Henri de Lubac. Introduction et annotations par Loïc Vigoureux. Avant-propos de François-Xavier Dumortier, s.j. et Jacques de Larosière. Préface Jacques Prévotat, Paris, Cerf, 2007, 1200 p.
Jean Lédion

Ces carnets du concile ne font pas parties au sens strict des œuvres du cardinal de Lubac. De son vivant, il n’en avait pas souhaité la publication, car, à ses yeux, il s’agissait de notes personnelles recueillies au jour le jour, en fonction de ses capacités d’écoute et aussi des hasards des rencontres qu’il était amené à faire. De ce fait, des remarques sur divers personnages encore vivants, rapportées dans ces carnets, n’avaient pas vocation à être livrées au public.
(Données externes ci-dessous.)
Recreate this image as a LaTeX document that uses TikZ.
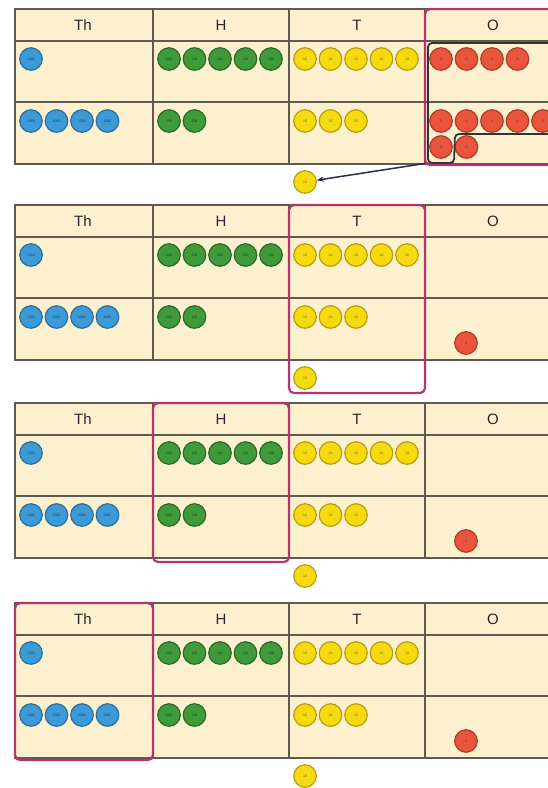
\documentclass[tikz,border=0pt]{standalone}
\usepackage{fontspec}
\setmainfont{Liberation Sans}
\usetikzlibrary{arrows.meta}
\definecolor{cellfill}{HTML}{FDF0CF}
\definecolor{gridline}{HTML}{5E5A52}
\definecolor{thoufill}{HTML}{3C9AD6}
\definecolor{thouline}{HTML}{2C6F9C}
\definecolor{hundfill}{HTML}{3E9A3A}
\definecolor{hundline}{HTML}{2B6B29}
\definecolor{tensfill}{HTML}{F5DA10}
\definecolor{tensline}{HTML}{B99E10}
\definecolor{onesfill}{HTML}{E8553C}
\definecolor{onesline}{HTML}{B23A28}
\definecolor{focus}{HTML}{B8336E}
\definecolor{arrowcol}{HTML}{2B2A55}
\tikzset{
  token/.style = {circle, draw, line width=1.2pt, minimum size=22.5pt, inner sep=0pt,
                  font=\fontsize{3.5}{3.5}\selectfont},
  thou/.style = {token, fill=thoufill, draw=thouline, text=thouline!60!black},
  hund/.style = {token, fill=hundfill, draw=hundline, text=hundline!60!black},
  tens/.style = {token, fill=tensfill, draw=tensline, text=tensline!60!black},
  ones/.style = {token, fill=onesfill, draw=onesline, text=onesline!60!black},
  header/.style = {font=\fontsize{15}{15}\selectfont, text=black!85},
  gridlines/.style = {draw=gridline, line width=1.1pt},
  focusbox/.style = {draw=focus, line width=2.2pt, rounded corners=5pt},
  tengroup/.style = {draw=black!80, line width=1.8pt, rounded corners=4pt},
  carryarrow/.style = {draw=arrowcol, line width=1.5pt, -{Stealth[length=7pt]}}
}

\begin{document}
\begin{tikzpicture}[x=1pt,y=-1pt]
\useasboundingbox (0,0) rectangle (548,788);
\clip (0,0) rectangle (548,788);

% row of tokens: name, style, x of first, y, count, value
\newcommand{\tokenrow}[6]{%
  \foreach \i in {1,...,#5}{%
    \node[#2] (#1-\i) at ({#3+(\i-1)*25.5},#4) {#6};%
  }%
}

% the four stages
\foreach \p/\yt in {1/9,2/205,3/403,4/603}{
  % place value table
  \fill[cellfill] (15,\yt) rectangle (561,\yt+155);
  \draw[gridlines] (15,\yt) rectangle (561,\yt+155);
  \draw[gridlines] (15,\yt+32) -- (561,\yt+32);
  \draw[gridlines] (15,\yt+93) -- (561,\yt+93);
  \foreach \xc in {153,289,425}
    \draw[gridlines] (\xc,\yt) -- (\xc,\yt+155);
  % column heads
  \foreach \c/\xl in {Th/15,H/153,T/289,O/425}
    \node[header] (p\p-head-\c) at (\xl+68,\yt+16) {\c};
  % first addend
  \tokenrow{p\p-Th1}{thou}{31}{\yt+50}{1}{1000}
  \tokenrow{p\p-H1}{hund}{169}{\yt+50}{5}{100}
  \tokenrow{p\p-T1}{tens}{305}{\yt+50}{5}{10}
  % second addend
  \tokenrow{p\p-Th2}{thou}{31}{\yt+112}{4}{1000}
  \tokenrow{p\p-H2}{hund}{169}{\yt+112}{2}{100}
  \tokenrow{p\p-T2}{tens}{305}{\yt+112}{3}{10}
  % carried ten
  \node[tens] (p\p-carry) at (305,\yt+173) {10};
}

% ones before regrouping
\tokenrow{p1-O1}{ones}{441}{59}{4}{1}
\tokenrow{p1-O2}{ones}{441}{121}{5}{1}
\tokenrow{p1-O3}{ones}{441}{147}{2}{1}

% ten ones make one ten
\coordinate (grp) at (428,163);
\draw[tengroup] (575,43) -- (428,43) -- (grp) -- (454,163) -- (455,134) -- (575,134);
\draw[carryarrow] (grp) -- (p1-carry);

% ones left over
\foreach \p/\yt in {2/205,3/403,4/603}
  \node[ones] (p\p-O2-1) at (466,\yt+138) {1};

% column being added
\draw[focusbox] (425,9) rectangle (580,165);
\draw[focusbox] (289,205) rectangle (425,393);
\draw[focusbox] (153,403) rectangle (289,562);
\draw[focusbox] (15,603) rectangle (153,760);
\end{tikzpicture}
\end{document}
Mais ses éditeurs, après avoir hésité, en ont jugé autrement. Il ne nous appartient pas d’en apprécier l’opportunité, mais, après avoir parcouru sans effort les 1220 pages de ces carnets, on se dit qu’il serait dommage qu’ils n’aient pas été publiés. Le lecteur, surtout celui qui a vécu cette époque de l’histoire de l’Église y retrouve une foule de personnages dont il a entendu parler ou qu’il a même personnellement connus.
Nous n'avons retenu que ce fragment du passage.